Throughout the past 1.5 years, I have been on a massive personal healing journey with my business partner. I was led to partner with a goddess who operated mostly in her feminine essence. And at the time, I was operating mostly in my masculine essence. For me, the more direct, efficient, cost effective, logical, streamlined the better. For her, the more exciting, creative, detailed, easy, intuitive the better. At the time we were embodying both the light and the shadows of the feminine masculine energies and we were brought in each others lives to balance our own internal energies.
The feminine ultimately wants to feel seen and heard. When she is empowered, she magnetizes what she needs towards her. She shares her needs. She moves in flow, responding to the world around her, acting on what feels aligned. If she doesn’t feel safe to express herself, she shuts down, feeling like the world is happening to her and she can’t do anything about it. She gets overwhelmed by her infinite creativity and shakti energy.
The masculine ultimately wants to feel appreciated and recognized. When he is empowered, he takes action on the world around him and listens with presence. He is pure shiva consciousness, creating meaning on the world around him. In his shadow, he takes up space, overcompensating for his insecurities, doing instead of including.
Regardless of gender, they both want to be seen and acknowledged in their respective ways. In their “not enoughness”, she craves validation for her essence and he craves validation for his actions. They both desire to come to the place where they are enough as they are without needing validation from anyone else. Trust is the foundation for reciprocation. Trust in the reciprocation of giving and receiving. Where love is purely a gift to be treasured, without expecting anything back in return but trusting in the bond that has been cultivated.

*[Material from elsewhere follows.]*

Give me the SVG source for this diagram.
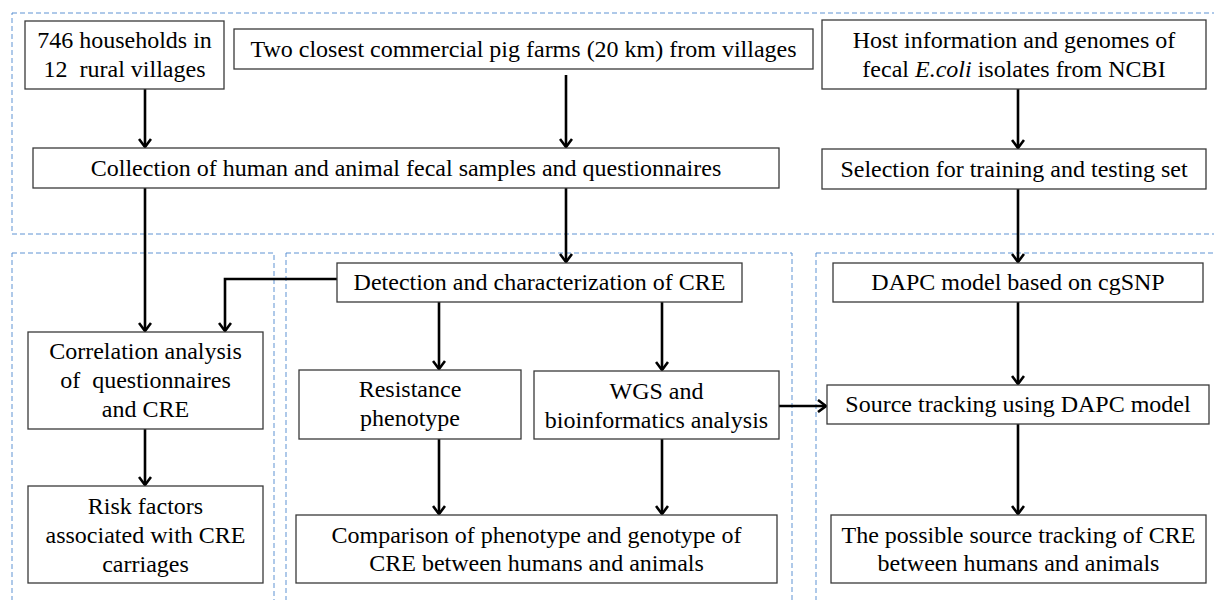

And as the story goes, Meggan Moon and Chelsae Sun came together in sisterhood. In order to truly birth REWILD, we had to REWILD our truest nature. And we had to be rebirthed. We had to go into our deepest shadows and bring to light our greatest gifts for this planet. We had to do the work by going through, not around. We DANCED our way into ecstatic bliss and transmuting our fears. We learned to balance our internal masculine and feminine energies by learning to trust the light and the shadows of the other.
This is our greatest gift to the world. This is our truth. Our sat nam. What we experienced together, is what humanity experiences at its core. This happens in business partnerships, in marriages, and within ourselves. It feels like this entire experience was gifted to us, and now it is time we give it back to humanity.
Our mission in the world is so much more potent than our event series. This is a shift in global consciousness that starts with the individual. There is such a deep wounded core part of our culture that has the opportunity to shine so brightly like the Sun. We were guided here by our Guide SaRa. Ra meaning Sun.
What does it mean to be wild?
Wild doesn’t mean crazy or untamed. Wild means natural. Wild means pure, instinctual, pure. Where the ego feels safe. Where we accept the moment for what it is and respond from intuition. Where we operate from a place of deep knowingness and wisdom.
How do we do that?
We start by getting out of FEAR and coming into TRUST. This is a process that doesn’t happen overnight. This is about uncovering the deepest parts of who we are and learning to love and accept them fully. And in doing so, we learn to trust and love ourselves.